Pages

Minggu, 21 Desember 2014

The Time Keeper: Hikmah Mengapa Tuhan Membatasi Waktu

Judul : The Time keeper (Sang Penjaga Waktu)
Penulis : Mitch Albom
Alih Bahasa : Tanti Lesmana
Penerbit : Gramedia Pustaka Utama
Jumlah Halaman : 312 halaman


“Tidak pernah ada kata terlambat atau terlalu cepat, semuanya terjadi pada waktu yang telah ditetapkan” (Hal. 232)


Jaman sekarang, hidup berkejaran dengan waktu sepertinya sudah menjadi gaya hidup. Slogan ‘waktu adalah uang’ menjadi salah satu slogan yang menjelma menjadi prinsip sebagian orang. Buku-buku bahkan seminar tentang cara mengefektifkan waktu, manajemen waktu, dll menjadi salah satu tema popular yang selalu diminati oleh banyak orang.

Orang-orang berlomba untuk membuat hidup mereka sesibuk mungkin agar dapat meraih pencapaian yang lebih dari yang lainnya. Mereka mengesampingkan kebahagiaan dan ketentraman hati. Tapi semakin banyak yang mereka raih, mereka semakin tidak puas dan terus berharap memiliki jauh lebih banyak waktu lagi untuk membuat pencapaian yang jauh lebih dahsyat lagi.
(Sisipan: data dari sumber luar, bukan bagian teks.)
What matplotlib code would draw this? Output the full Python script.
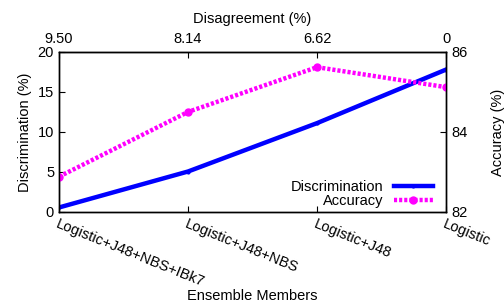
import matplotlib.pyplot as plt

plt.rcParams['font.family'] = ['Liberation Sans', 'DejaVu Sans']

members = ['Logistic+J48+NBS+IBk7', 'Logistic+J48+NBS', 'Logistic+J48', 'Logistic']
disagreement = ['9.50', '8.14', '6.62', '0']
discrimination = [0.55, 5.05, 11.1, 17.8]
accuracy = [82.88, 84.5, 85.62, 85.12]

x = list(range(len(members)))
fs = 10.5

fig = plt.figure(figsize=(5.04, 3.04), dpi=100)
ax = fig.add_axes([0.117, 0.303, 0.768, 0.526])
ax2 = ax.twinx()

l1, = ax.plot(x, discrimination, '-', color='#0000ff', lw=3.2, marker='o', markersize=2, label='Discrimination')
l2, = ax2.plot(x, accuracy, color='#ff00ff', lw=3.2, ls=(0, (0.7, 0.45)), marker='o', markersize=5, label='Accuracy')

ax.set_xlim(0, 3)
ax.set_ylim(0, 20)
ax2.set_ylim(82, 86)
ax.set_yticks([0, 5, 10, 15, 20])
ax2.set_yticks([82, 84, 86])
ax.set_xticks(x)
ax.set_xticklabels(members, rotation=-22, ha='left', va='top', rotation_mode='anchor')

top = ax.secondary_xaxis('top')
top.set_xticks(x)
top.set_xticklabels(disagreement)
top.set_xlabel('Disagreement (%)', fontsize=fs, labelpad=7)
top.tick_params(direction='in', length=4, labelsize=fs, pad=4)

for a in (ax, ax2):
    a.tick_params(direction='in', length=4, labelsize=fs, width=0.8)
    for s in a.spines.values():
        s.set_linewidth(1.0)
ax.tick_params(axis='x', pad=4)

ax.set_ylabel('Discrimination (%)', fontsize=fs, labelpad=4)
ax2.set_ylabel('Accuracy (%)', fontsize=fs, labelpad=17)
ax.set_xlabel('Ensemble Members', fontsize=fs)
ax.xaxis.set_label_coords(0.5, -0.485)

leg = ax2.legend([l1, l2], ['Discrimination', 'Accuracy'], loc='lower right',
                 bbox_to_anchor=(1.0, -0.06), frameon=False, markerfirst=False,
                 handlelength=2.7, handletextpad=0.7, labelspacing=0.05, fontsize=fs)
for t in leg.get_texts():
    t.set_ha('right')
leg._legend_box.align = 'right'

fig.savefig('out.png', dpi=100)
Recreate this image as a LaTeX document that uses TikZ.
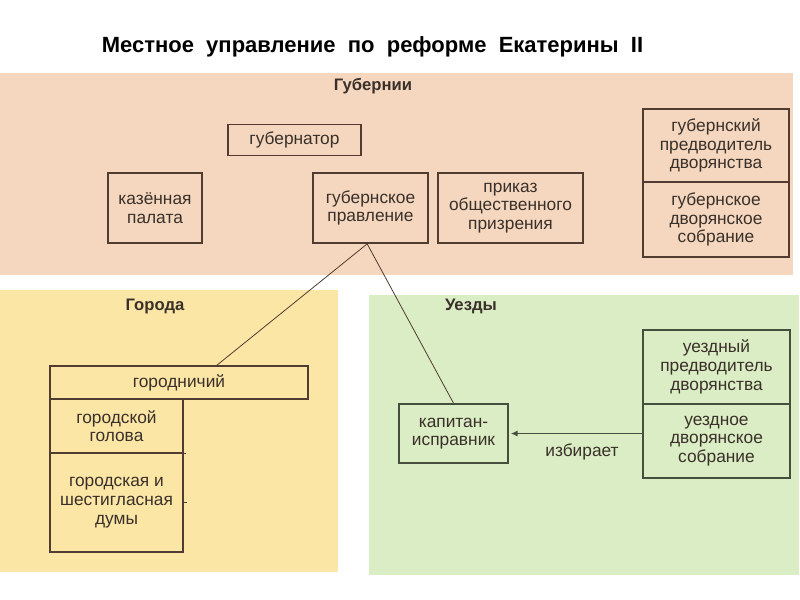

Tapi apa semua orang seperti itu? Sepertinya tidak. Dunia ini ibarat dua sisi keeping mata uang. Jika ada orang-orang yang selalu haus akan waktu yang jauh lebih banyak, maka di sisi lainnya ada orang-orang yang melihat dunia ini dengan cara yang amat muram. Mereka menganggap bahwa tak lagi ada hal berharga dan menarik yang membuat mereka pantas melewati waktu di dunia ini lebih lama lagi. Mereka berharap waktu akan segera berakhir. Dan ironisnya, hal itu biasanya disebabkan hanya oleh perkara-perkara remeh yang sebenarnya sama sekali tidak sebanding dengan kenikmatan yang diberikan Tuhan untuk masih bisa melewati waktu.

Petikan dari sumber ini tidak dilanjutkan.